» **What to do**: Below are records. Copy every line with "this" in it.

» **Dataset excerpts**:

▼▼▼

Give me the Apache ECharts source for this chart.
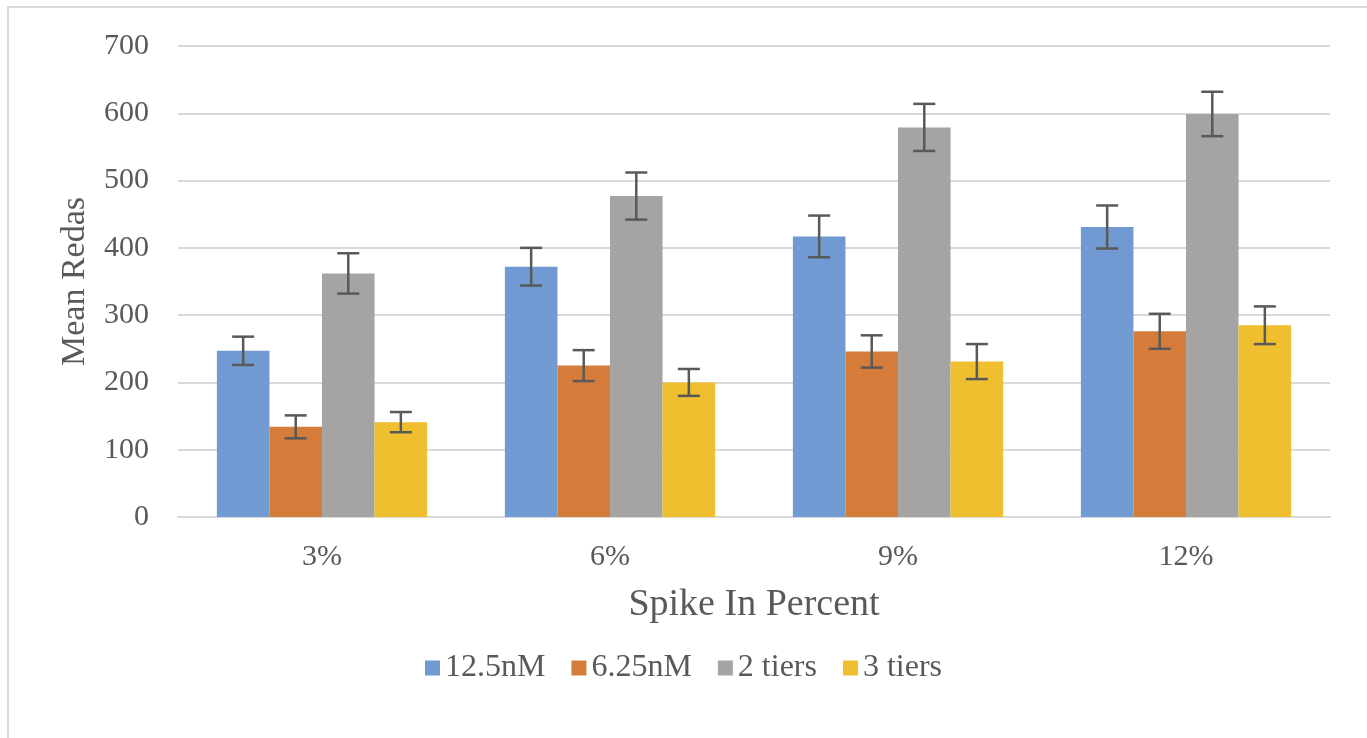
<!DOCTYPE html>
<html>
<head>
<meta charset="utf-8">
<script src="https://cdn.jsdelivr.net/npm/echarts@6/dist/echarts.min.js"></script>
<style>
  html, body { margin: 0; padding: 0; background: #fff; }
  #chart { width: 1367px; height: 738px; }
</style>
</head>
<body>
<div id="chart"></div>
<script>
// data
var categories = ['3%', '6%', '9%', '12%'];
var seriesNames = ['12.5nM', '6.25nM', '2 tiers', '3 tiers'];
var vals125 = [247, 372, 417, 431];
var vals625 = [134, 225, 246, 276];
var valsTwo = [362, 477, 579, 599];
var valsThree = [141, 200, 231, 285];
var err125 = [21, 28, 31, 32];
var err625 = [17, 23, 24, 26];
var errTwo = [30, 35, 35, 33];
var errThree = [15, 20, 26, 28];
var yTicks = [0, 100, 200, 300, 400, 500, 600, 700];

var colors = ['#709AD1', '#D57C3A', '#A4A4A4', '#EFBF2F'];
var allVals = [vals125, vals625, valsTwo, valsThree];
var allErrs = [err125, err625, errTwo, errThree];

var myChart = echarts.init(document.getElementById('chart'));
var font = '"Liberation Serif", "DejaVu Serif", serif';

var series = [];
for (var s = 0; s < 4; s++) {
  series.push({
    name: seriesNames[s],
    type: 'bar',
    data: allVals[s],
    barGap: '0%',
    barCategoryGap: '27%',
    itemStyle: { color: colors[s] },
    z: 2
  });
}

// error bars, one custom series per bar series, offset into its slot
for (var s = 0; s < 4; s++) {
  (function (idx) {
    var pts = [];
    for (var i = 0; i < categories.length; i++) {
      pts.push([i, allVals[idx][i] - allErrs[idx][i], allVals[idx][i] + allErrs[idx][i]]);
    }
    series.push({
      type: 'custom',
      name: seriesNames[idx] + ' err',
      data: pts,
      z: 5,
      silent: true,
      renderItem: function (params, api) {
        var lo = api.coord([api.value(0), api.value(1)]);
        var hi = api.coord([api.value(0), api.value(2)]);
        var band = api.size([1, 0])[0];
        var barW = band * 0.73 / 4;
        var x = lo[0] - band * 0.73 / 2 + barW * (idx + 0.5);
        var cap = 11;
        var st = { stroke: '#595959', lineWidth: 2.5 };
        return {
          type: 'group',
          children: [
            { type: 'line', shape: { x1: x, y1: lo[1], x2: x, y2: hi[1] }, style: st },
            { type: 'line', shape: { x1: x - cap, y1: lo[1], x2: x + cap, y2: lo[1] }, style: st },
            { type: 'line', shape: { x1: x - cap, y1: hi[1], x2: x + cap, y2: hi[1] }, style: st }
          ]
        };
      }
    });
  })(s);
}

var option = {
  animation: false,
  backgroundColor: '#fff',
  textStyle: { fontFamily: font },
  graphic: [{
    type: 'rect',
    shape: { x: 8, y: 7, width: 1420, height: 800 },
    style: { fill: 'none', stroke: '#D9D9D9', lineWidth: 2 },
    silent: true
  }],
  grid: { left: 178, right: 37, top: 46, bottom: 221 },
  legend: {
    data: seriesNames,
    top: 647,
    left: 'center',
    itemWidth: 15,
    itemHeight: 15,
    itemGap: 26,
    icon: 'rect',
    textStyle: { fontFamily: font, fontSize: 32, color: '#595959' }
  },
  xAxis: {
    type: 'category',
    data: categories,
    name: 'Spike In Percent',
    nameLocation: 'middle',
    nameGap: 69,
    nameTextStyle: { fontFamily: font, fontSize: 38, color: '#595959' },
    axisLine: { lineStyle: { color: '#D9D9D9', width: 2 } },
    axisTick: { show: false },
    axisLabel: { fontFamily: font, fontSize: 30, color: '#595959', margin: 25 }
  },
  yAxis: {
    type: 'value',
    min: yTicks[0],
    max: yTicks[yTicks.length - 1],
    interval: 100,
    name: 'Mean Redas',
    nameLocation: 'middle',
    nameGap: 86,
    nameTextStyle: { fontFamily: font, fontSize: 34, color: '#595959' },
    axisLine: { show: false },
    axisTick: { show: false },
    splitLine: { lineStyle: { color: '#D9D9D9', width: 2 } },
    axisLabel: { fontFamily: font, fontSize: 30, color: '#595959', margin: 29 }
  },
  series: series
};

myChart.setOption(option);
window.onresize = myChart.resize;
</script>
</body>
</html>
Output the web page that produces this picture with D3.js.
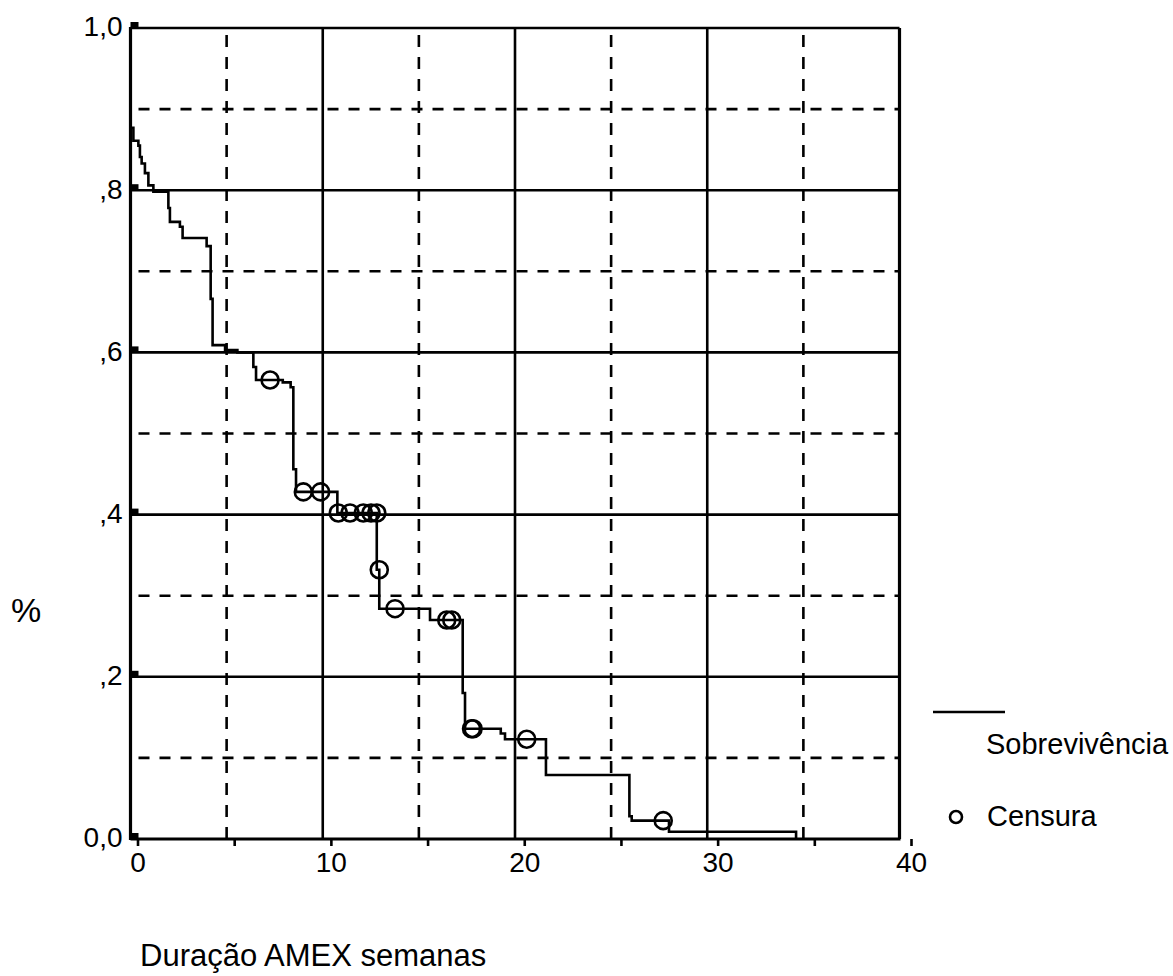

▲▲▲

» **Task answer**:
Give me the Apache ECharts source for this chart.
Output the web page that produces this picture with D3.js.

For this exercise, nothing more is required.